7.1 Re-organization of the Ifugao Intangible Heritage SubCommittee (IIHSC) following the recommendation to expand its membership.

7.2 Expansion of the Hudhud Schools for Living Tradition (HSLT) depending on the availability of funds and reprinting of the teaching guides for teachers and students.

7.3 Continuation of research and field work, including transcription, translation and publication of the different versions of the hudhud.

7.4 Publication of a series of children’s book on selected stories of the hudhud.

7.5 Request financial assistance for the Annual Hudhud Chanting Competition in lieu of the initial plan of staging a production of the hudhud.

7.6 Continue giving recognition to outstanding munhaw-e during the “Gotad Ad Kiyangan” festival.

7.7 Intensify information dissemination campaign by producing information materials on the hudhud in all forms (publications, recordings, photo and video documentations, etc.)

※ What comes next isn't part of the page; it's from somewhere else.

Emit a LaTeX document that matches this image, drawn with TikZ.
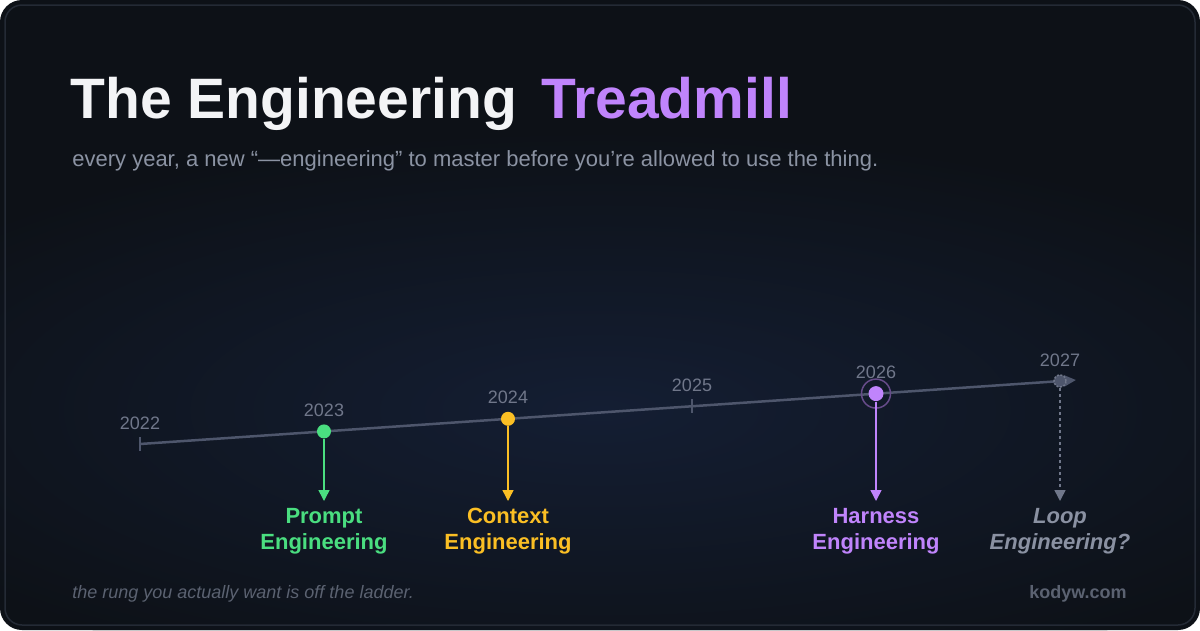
\documentclass[tikz,border=0pt]{standalone}
\usepackage{fontspec}
\setmainfont{Liberation Sans}
\usetikzlibrary{arrows.meta,positioning,calc}

\definecolor{bgdark}{HTML}{0D1117}
\definecolor{glowblue}{HTML}{141E33}
\definecolor{framegray}{HTML}{242A35}
\definecolor{axisgray}{HTML}{4E566C}
\definecolor{yeargray}{HTML}{70778A}
\definecolor{subgray}{HTML}{8B93A3}
\definecolor{dimgray}{HTML}{5B6271}
\definecolor{loopgray}{HTML}{8A91A2}
\definecolor{promptgreen}{HTML}{4ADE80}
\definecolor{contextamber}{HTML}{FBBF24}
\definecolor{harnesspurple}{HTML}{C084FC}
\definecolor{titlewhite}{HTML}{F3F4F6}

\begin{document}
\begin{tikzpicture}[x=1pt, y=-1pt, thick,
    year/.style={font=\fontsize{18}{21}\selectfont, text=yeargray, anchor=base, inner sep=0pt},
    dot/.style={circle, fill=#1, minimum size=14pt, inner sep=0pt},
    era/.style={font=\fontsize{22}{26}\selectfont\bfseries, text=#1, align=center, anchor=north, inner sep=0pt},
    pointer/.style={-{Stealth[length=11pt 0 0,width=11pt 0 0,inset=0pt]}, draw=#1, line width=1.5pt, shorten >=7pt}]
    % 背景与边框
    \useasboundingbox (0,0) rectangle (1200,630);
    \fill[white] (0,0) rectangle (1200,630);
    \fill[bgdark, rounded corners=22pt] (0,0) rectangle (1200,630);
    \begin{scope}
        \clip[rounded corners=22pt] (0,0) rectangle (1200,630);
        \shade[inner color=glowblue, outer color=bgdark] (600,410) ellipse [x radius=820pt, y radius=280pt];
    \end{scope}
    \draw[framegray, line width=1.5pt, rounded corners=17pt] (5,5) rectangle (1195,625);

    % 标题
    \node[anchor=base west, inner sep=0pt, font=\fontsize{57}{64}\selectfont\bfseries, text=titlewhite] (title) at (70,118) {The Engineering};
    \node[base right=24pt of title, inner sep=0pt, font=\fontsize{57}{64}\selectfont\bfseries, text=harnesspurple] (title2) {Treadmill};
    \node[anchor=base west, inner sep=0pt, font=\fontsize{22}{25}\selectfont, text=subgray] (subtitle) at (72,166)
        {every year, a new “—engineering” to master before you’re allowed to use the thing.};

    % 时间轴
    \foreach \k/\yr in {0/2022, 1/2023, 2/2024, 3/2025, 4/2026, 5/2027} {
        \coordinate (y\yr) at ({140+184*\k}, {444-12.6*\k});
        \node[year] (lab\yr) at ($(y\yr)+(0,-15)$) {\yr};
    }
    \coordinate (axisend) at (1076,380);
    \draw[axisgray, line width=2.5pt, -{Stealth[length=12pt 0 0,width=11pt 0 0,inset=0pt]}] (y2022) -- (axisend);
    \foreach \yr in {2022, 2025} {
        \draw[axisgray, line width=1.5pt] ($(y\yr)+(0,-7)$) -- ($(y\yr)+(0,7)$);
    }

    % 各年份的点
    \node[dot=promptgreen] (d2023) at (y2023) {};
    \node[dot=contextamber] (d2024) at (y2024) {};
    \node[circle, draw=harnesspurple!50!bgdark, line width=1.5pt, minimum size=29pt, inner sep=0pt] (ring2026) at (y2026) {};
    \node[dot=harnesspurple, minimum size=15pt] (d2026) at (y2026) {};
    \node[circle, draw=yeargray, fill=axisgray, line width=1.5pt, dash pattern=on 2pt off 1.5pt, minimum size=12pt, inner sep=0pt] (d2027) at (y2027) {};

    % 标签与箭头
    \node[era=promptgreen] (n2023) at (d2023 |- 0,508) {Prompt\\Engineering};
    \node[era=contextamber] (n2024) at (d2024 |- 0,508) {Context\\Engineering};
    \node[era=harnesspurple] (n2026) at (d2026 |- 0,508) {Harness\\Engineering};
    \node[era=loopgray, font=\fontsize{22}{26}\selectfont\bfseries\itshape] (n2027) at (d2027 |- 0,508) {Loop\\Engineering?};
    \draw[pointer=promptgreen] (d2023) -- (n2023);
    \draw[pointer=contextamber] (d2024) -- (n2024);
    \draw[pointer=harnesspurple] (d2026) -- (n2026);
    \draw[pointer=yeargray, dash pattern=on 3pt off 3pt] (d2027) -- (n2027);

    % 页脚
    \node[anchor=base west, inner sep=0pt, font=\fontsize{18}{21}\selectfont\itshape, text=dimgray] (motto) at (72,598)
        {the rung you actually want is off the ladder.};
    \node[anchor=base east, inner sep=0pt, font=\fontsize{18}{21}\selectfont\bfseries, text=dimgray] (site) at (1127,598) {kodyw.com};
\end{tikzpicture}
\end{document}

7.8 Introduction of a “perpetual award” to the municipality that will have the most number of hudhud chants conducted in proper cultural context. The award will be a large trophy to be designed by a well-known Philippine sculptor. The trophy will go the rounds in the manner of the “Americas Cup.” The trophy winner for the year will be announced annually during the Ifugao “Foundation Day” of the province of Ifugao in June.

8. Concerns

8.1 Our main concern is the timetable for the three-year action plan, in particular for the next two years. The approved period for the three-year action plan ends in December 2006 and the accounts will have to be closed at the latest in January 2007. Since we cannot discount the possibility of delays, in all probability we would have to request for an extension in the implementation period. Aside from unforeseen delays, we must also consider the gap between the implementation periods for each year. Ideally, year 3 should begin right after the conclusion of year 2 so that implementation of plans and activities would not be unnecessarily delayed.